The Tang Chuu is a tributary of the Mo Chhu in western Bhutan.

==Course==
It originates in the Himalayas near Thowadra Gompa. It receives numerous hill streams, including the Yenyer Chhu. It joins the Mo Chhu, which later takes on the name of Sankosh, at Wangdi Phodrang.

==Bumthang==
There are four major valleys in the Bumthang region: Chokhor, Tang, Ura and Chhume.

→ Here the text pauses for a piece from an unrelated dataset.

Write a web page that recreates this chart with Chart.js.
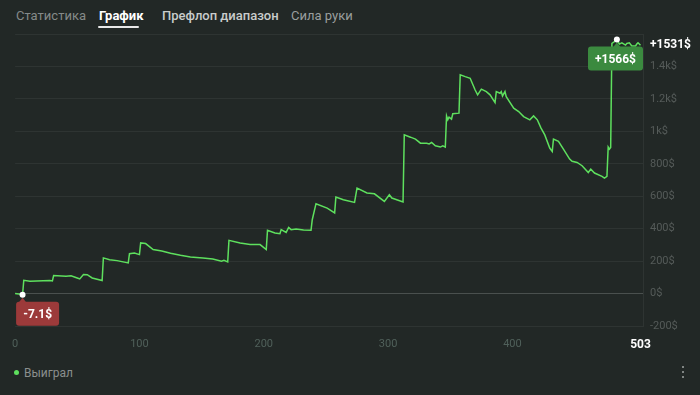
<!DOCTYPE html>
<html>
<head>
<meta charset="utf-8">
<script src="https://cdn.jsdelivr.net/npm/chart.js"></script>
<style>
  html, body { margin: 0; padding: 0; background: #222826; }
  body { width: 700px; height: 395px; position: relative; overflow: hidden; font-family: Roboto, "Noto Sans", sans-serif; }
  .tab { position: absolute; top: 8px; font-size: 13px; white-space: nowrap; }
  .tab.active { color: #ffffff; font-weight: bold; }
  .underline { position: absolute; left: 98px; top: 26px; width: 41px; height: 2px; background: #e8e8e8; border-radius: 1px; }
  #chart { position: absolute; left: 0; top: 0; }
  .legend { position: absolute; left: 14px; top: 366px; font-size: 12px; color: #8a8f8e; }
  .legend i { display: inline-block; width: 5px; height: 5px; border-radius: 50%; background: #5ee05e; margin-right: 5px; vertical-align: 2px; }
  .menu { position: absolute; left: 682px; top: 366px; width: 3px; }
  .menu b { display: block; width: 2px; height: 2px; border-radius: 1px; background: #a0a4a3; margin-bottom: 3px; }
</style>
</head>
<body>
<div class="tab" style="left:16px;color:#858a89">Статистика</div>
<div class="tab active" style="left:99px">График</div>
<div class="tab" style="left:162px;color:#c9cccb;font-weight:500">Префлоп диапазон</div>
<div class="tab" style="left:291px;color:#9a9f9e">Сила руки</div>
<div class="underline"></div>
<canvas id="chart" width="700" height="360"></canvas>
<div class="legend"><i></i>Выиграл</div>
<div class="menu"><b></b><b></b><b></b></div>
<script>
// hand number and cumulative winnings ($)
const hands = [0, 3, 6, 7, 12, 28, 30, 31, 41, 45, 50, 52, 55, 58, 62, 70,
  71, 76, 82, 91, 92, 96, 100, 101, 105, 111, 118, 125, 133, 141, 151, 159, 166, 168, 171,
  172, 181, 189, 197, 202, 203, 209, 213, 214, 218, 220, 222, 226, 232, 238, 239, 242, 251, 257,
  258, 264, 273, 275, 283, 289, 297, 301, 303, 312,
  313, 318, 320, 322, 326, 331, 333, 335, 338, 342, 344, 346,
  347, 348, 349, 351, 352, 357,
  358, 362, 366, 370, 372, 375, 379, 382, 386, 387, 390, 391, 392, 394, 395, 401, 405, 409,
  414, 417, 420, 423, 426, 430, 432, 433, 437, 441, 446, 448, 452, 456, 461, 463, 466, 472,
  474, 476, 477, 478, 479,
  480, 482, 484, 486, 488, 491, 492, 494, 496, 499, 500, 501, 503];
const profit = [0, -2, -7.1, 82, 76, 80, 78, 111, 107, 110, 96, 90, 117, 116, 96, 80,
  220, 209, 203, 189, 246, 250, 240, 312, 308, 271, 262, 248, 236, 226, 219, 213, 199, 205, 195,
  328, 312, 302, 302, 271, 390, 373, 369, 394, 377, 408, 394, 398, 392, 390, 455, 554, 527, 497,
  595, 578, 562, 650, 620, 615, 568, 609, 589, 564,
  978, 964, 958, 952, 927, 927, 922, 931, 911, 903, 911, 903,
  1095, 1071, 1087, 1075, 1108, 1112,
  1348, 1337, 1327, 1255, 1225, 1260, 1245, 1225, 1177, 1245, 1235, 1245, 1218, 1245, 1214, 1143, 1122, 1091,
  1071, 1095, 1071, 1020, 978, 897, 876, 952, 938, 890, 829, 815, 808, 788, 746, 767, 743, 722,
  712, 722, 903, 890, 900,
  1542, 1553, 1566, 1538, 1546, 1532, 1542, 1546, 1526, 1526, 1538, 1546, 1531];
const yTicks = [-200, 0, 200, 400, 600, 800, 1000, 1200, 1400, 1600];
const xTicks = [0, 100, 200, 300, 400, 503];

const lastValue = profit[profit.length - 1];
const maxValue = Math.max(...profit);
const minValue = Math.min(...profit);
const maxHand = hands[profit.indexOf(maxValue)];
const minHand = hands[profit.indexOf(minValue)];

const GREEN = '#5ee05e';
const GRID = '#2e3432';

function money(v) {
  if (v >= 1000) return (v / 1000).toString() + 'k$';
  return v + '$';
}

function badge(ctx, area, dotX, dotY, text, color) {
  ctx.save();
  ctx.font = 'bold 12px Roboto, sans-serif';
  const w = Math.round(ctx.measureText(text).width) + 14;
  const h = 24;
  let left = dotX - w / 2;
  if (left < area.left + 1) left = area.left + 1;
  if (left + w > area.right) left = area.right - w;
  const top = dotY + 7;
  ctx.fillStyle = color;
  ctx.beginPath();
  ctx.moveTo(dotX - 4, top + 1);
  ctx.lineTo(dotX, top - 4);
  ctx.lineTo(dotX + 4, top + 1);
  ctx.fill();
  ctx.beginPath();
  ctx.roundRect(left, top, w, h, 3);
  ctx.fill();
  ctx.fillStyle = '#ffffff';
  ctx.textAlign = 'center';
  ctx.textBaseline = 'middle';
  ctx.fillText(text, left + w / 2, top + h / 2 + 1);
  ctx.restore();
}

const markers = {
  id: 'markers',
  afterDatasetsDraw(chart) {
    const { ctx, chartArea, scales: { x, y } } = chart;
    const mx = x.getPixelForValue(maxHand), my = y.getPixelForValue(maxValue);
    const nx = x.getPixelForValue(minHand), ny = y.getPixelForValue(minValue);
    badge(ctx, chartArea, mx, my, '+' + maxValue + '$', '#3b8a3f');
    badge(ctx, chartArea, nx, ny, minValue + '$', '#9c3a3a');
    ctx.save();
    ctx.fillStyle = '#ffffff';
    [[mx, my], [nx, ny]].forEach(([px, py]) => {
      ctx.beginPath();
      ctx.arc(px, py, 3, 0, Math.PI * 2);
      ctx.fill();
    });
    ctx.restore();
  }
};

new Chart(document.getElementById('chart'), {
  type: 'line',
  data: {
    datasets: [{
      label: 'Выиграл',
      data: hands.map((h, i) => ({ x: h, y: profit[i] })),
      borderColor: GREEN,
      borderWidth: 1.5,
      pointRadius: 0,
      tension: 0,
      fill: false
    }]
  },
  options: {
    responsive: false,
    animation: false,
    devicePixelRatio: 1,
    layout: { padding: { left: 15, top: 34, right: 0, bottom: 0 } },
    plugins: { legend: { display: false }, tooltip: { enabled: false } },
    scales: {
      x: {
        type: 'linear',
        min: 0,
        max: 505,
        afterBuildTicks: (s) => { s.ticks = xTicks.map(v => ({ value: v })) },
        afterFit: (s) => { s.height = 34 },
        grid: { display: false, drawTicks: false },
        border: { display: false },
        ticks: {
          padding: 12,
          autoSkip: false,
          maxRotation: 0,
          color: (c) => c.tick && c.tick.value === 503 ? '#ffffff' : '#50605a',
          font: (c) => c.tick && c.tick.value === 503
            ? { family: 'Roboto', size: 12, weight: 'bold' }
            : { family: 'Roboto', size: 11 },
          callback: (v) => String(v)
        }
      },
      y: {
        position: 'right',
        min: -200,
        max: 1600,
        afterBuildTicks: (s) => {
          s.ticks = yTicks.concat([lastValue]).sort((a, b) => a - b).map(v => ({ value: v }))
        },
        afterFit: (s) => { s.width = 57 },
        grid: {
          drawTicks: false,
          color: (c) => {
            if (!c.tick) return GRID;
            if (c.tick.value === 0) return '#4a504e';
            if (c.tick.value === lastValue) return 'rgba(0,0,0,0)';
            return GRID;
          }
        },
        border: { display: true, color: GRID },
        ticks: {
          padding: 7,
          autoSkip: false,
          color: (c) => c.tick && c.tick.value === lastValue ? '#ffffff' : '#555b59',
          font: (c) => c.tick && c.tick.value === lastValue
            ? { family: 'Roboto', size: 12, weight: 'bold' }
            : { family: 'Roboto', size: 11 },
          callback: (v) => {
            if (v === 1600) return '';
            if (v === lastValue) return '+' + v + '$';
            return money(v);
          }
        }
      }
    }
  },
  plugins: [markers]
});
</script>
</body>
</html>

Tang is the most remote of Bumthang’s valleys. It is at a higher altitude than Chokhor. The poor soil does not support much agriculture but people in the valley raise sheep, and higher up the mountains yaks. When buckwheat flowers bloom in October, the valley turns bright pink. Farmhouses are scattered in the valley and on the hills. Gamling is a wealthy village, with wonderful wall paintings. It is well known for yathra weaving, a method of weaving with wool unique to the Bumthang area.

==The Burning Lake==
A picturesque pool in the Tang Chuu is known as Membartsho (Burning Lake). Pema Lingpa found many of Guru Rinpoche’s terma here. He was guided in a dream to the place where the river forms a large pool resembling a lake. On seeing a temple in the water he dived in and returned with a treasure. The next time he came he was followed by a big crowd with many sceptics. Forced to prove himself he took a lighted lamp in his hand and proclaimed that if he was false he would die but if he was true he would return with the lighted lamp. He returned with a statue, a treasure chest and the lamp still burning. The pool came to be known as Membartso or the Burning Lake.

==Fishing==
The Tang Chuu is famous for trout fishing. It is one of the best outdoor fishing spots in the area.